Et les hommes là-dedans ? Oubliez-les, du moins cette fois-ci ! Cette exposition s’appelle en effet « Effleure de femme » (3). Plus fréquents, quoique minoritaires, il y a quelques années, les hommes semblent avoir largement déserté son iconographie, ou être devenus, disons, accessoires. D’autre part, la manière dont Lilas Blano voit et représente ses consoeurs me semble avoir nettement évolué. Ce n’est toutefois pas le cas dans tous les tableaux exposés, et d’aucuns paraissent avoir été peints par l’artiste comme en 2007, lorsque je présentai la première fois ses travaux. Aujourd’hui, à l’occasion de sa troisième exposition à la galerie Schortgen (4), il faut bien lui reconnaître d’avantage de douceur et d’indulgence pour cette gent féminine dont elle peignait naguère avec humour et une certaine ironie l’esprit rebelle.

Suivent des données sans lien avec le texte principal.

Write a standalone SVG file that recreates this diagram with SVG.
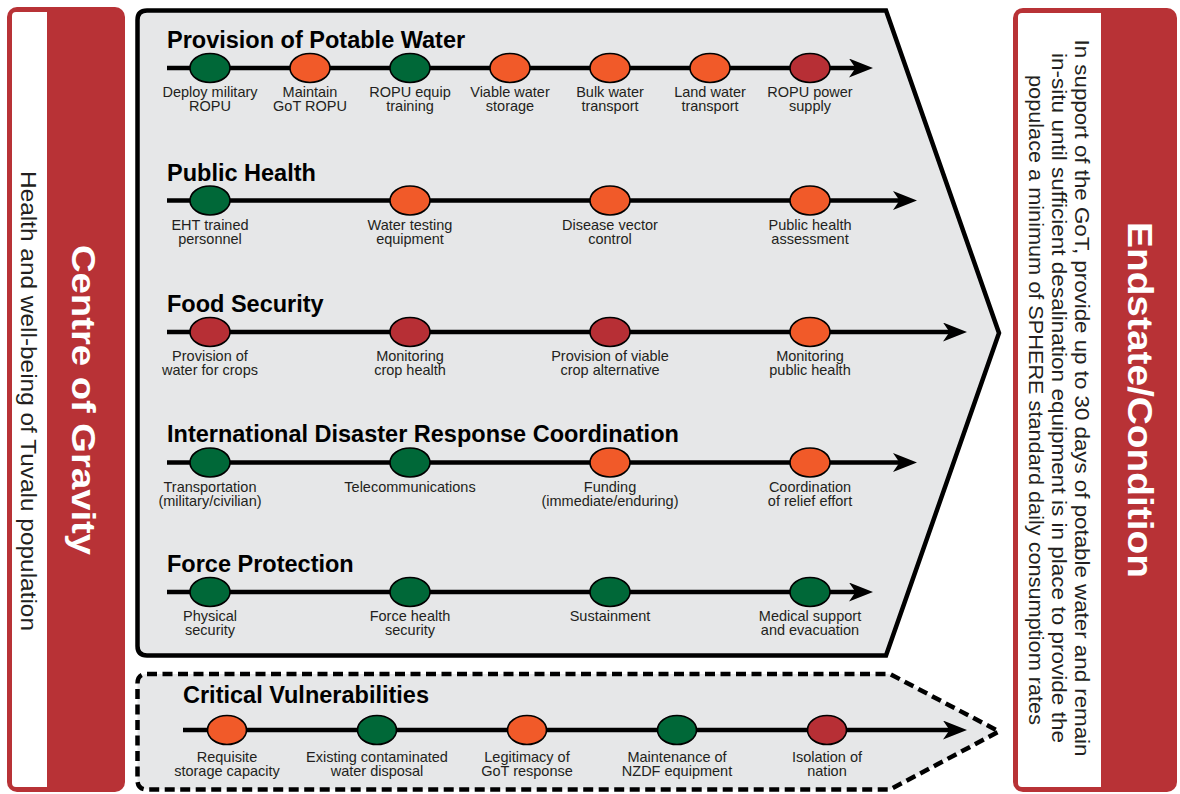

Jadis plutôt cousine es peinture moqueuse, voire satirique, des Toulouse-Lautrec ou Giovanni Maranghi, d’une Marlis Albrecht et même d’un Vadim Korniloff avec son tragique féminin, elle se rapproche aujourd’hui plutôt de l’amabilité tout à la fois lucide, facétieuse et taquine d’un Roland Schauls. Mais toute comparaison boîte. Schauls n’a, en effet, pas (encore ?) dépassé le statisme expressionniste d’un Joseph Kutter et ses personnages dont la force intérieure reste potentielle et comme refreinée, lorsque l’énergie des héroïnes de Lilas Blano devient cinétique et explose littéralement aux yeux des spectateurs. Lilas Blano dépasse et dynamise leurs expressions et leur gestuelle par le mouvement et dépeint souvent au-delà de leurs intentions et tensions, une pugnacité qui ne se contente pas d’être latente.
Cette force, Lilas Blano l’obtient avant tout par son dessin, ce qui lui fait d’ailleurs dire : « Le dessin est essentiel dans ma vie, il s’impose à moi et je ne peux l’ignorer ». Plus personnel encore et moins proche de Toulouse-Lautrec, donc plus moderne et moins caricatural qu’il y a quelques années, son graphisme n’en marque pas moins la formidable dynamique de son style. Celui-ci se voit ainsi rehaussé et adouci par une riche peinture à l’huile où dominent diverses nuances de vert chartreuse et de vert mousse faisant contrappunto à une large gamme de rouges brique, sang de boeuf et rouille. La combinaison est certes risquée, mais étonnamment réussie. Sa palette est, bien entendu, plus vaste que ça, et valorise ses sujets devant des plans moyens ou arrière-plans (fond) souvent rose chair clair, pêche clair ou coquille d’oeuf, mais aussi bleu acier très clair ou, plus souvent encore, turquoise. Autre particularité : en dépit de certains roux flamboyants ici et là, le chromatisme de ses toiles ne comporte nulle agressivité, aucune dissonance. Moins incisive que son trait, dont elle semble vouloir atténuer le mordant, sa palette reste largement dans le domaine du pastel et apporte tant douceur que densité aussi bien au graphisme très marqué qu’à l’esthétiquement souvent dangereuse acidité des verts chartreuse.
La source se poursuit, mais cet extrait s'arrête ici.